I'm half way through semester #3 and I'm so happy that I only have one midterm.
I believe this is why I am not currently freaking out, even though I have essays that need to be written and researched.
I'm feeling confident and quite at ease in my current surroundings.
Initially I had been terrified with the thought of returning to school.
How I would juggle both school and  child without feeling guilty that I was taking time away from my baby.
Now that I'm about to finish my 1st year things seem to have fallen into place quite nicely.
I have found a rhythm in which I can attend school and be there for my son, which makes the sacrifices more than worth it.
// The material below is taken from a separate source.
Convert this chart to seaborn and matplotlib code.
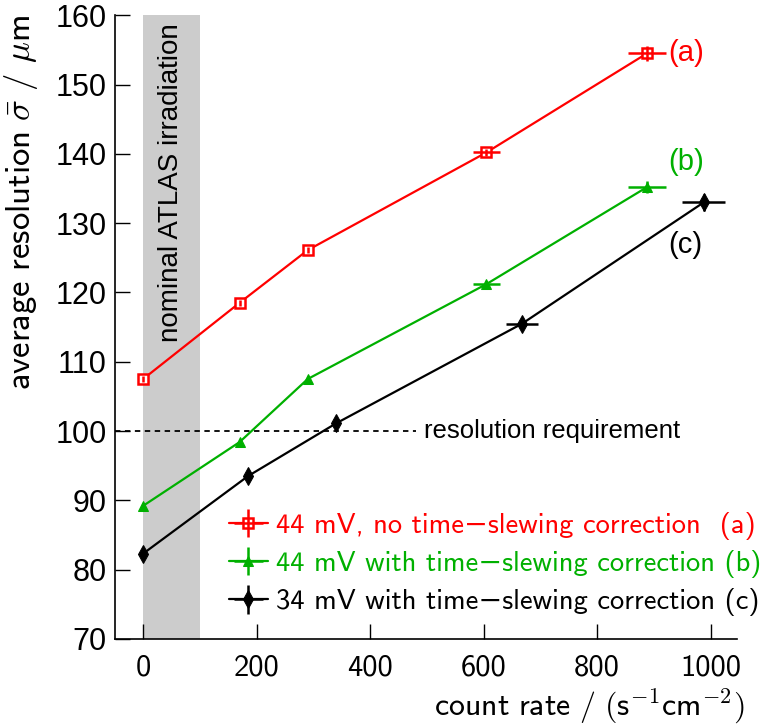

I love what I'm majoring and minoring in and I can see how the future for us will be better as I get to do what I love, read & write.
I didn't expect school to be easy and I am not saying that it is, but enjoying what I do definitely does help.
I do get stressed out and I do have moments where I freak out about an assignment or essay but it's not the end of the world. I take a step back breath, call a friend or my mom and then get back to it while reminding myself it's ok if I don't understand that's what the professors are for.
And they're amazing, well most of them. A lot of them really take the time to sit and chat with you. Whether it's about school or personal they're really good at being there if you need them and they even got snacks to give you too.I've been very lucky, I didn't really see this for myself.
But I'm glad someone else saw this potential in me and for me and now although I still have a ways to go with school and being a single mom, I'm not alone.
I think that's what has helped me to start getting on my feet, that I am not alone, I have a good support system at home and at school.
Life is good and on the road to getting better.
& yes, life is about the journey and I'm glad that over all I enjoy it more than I don't.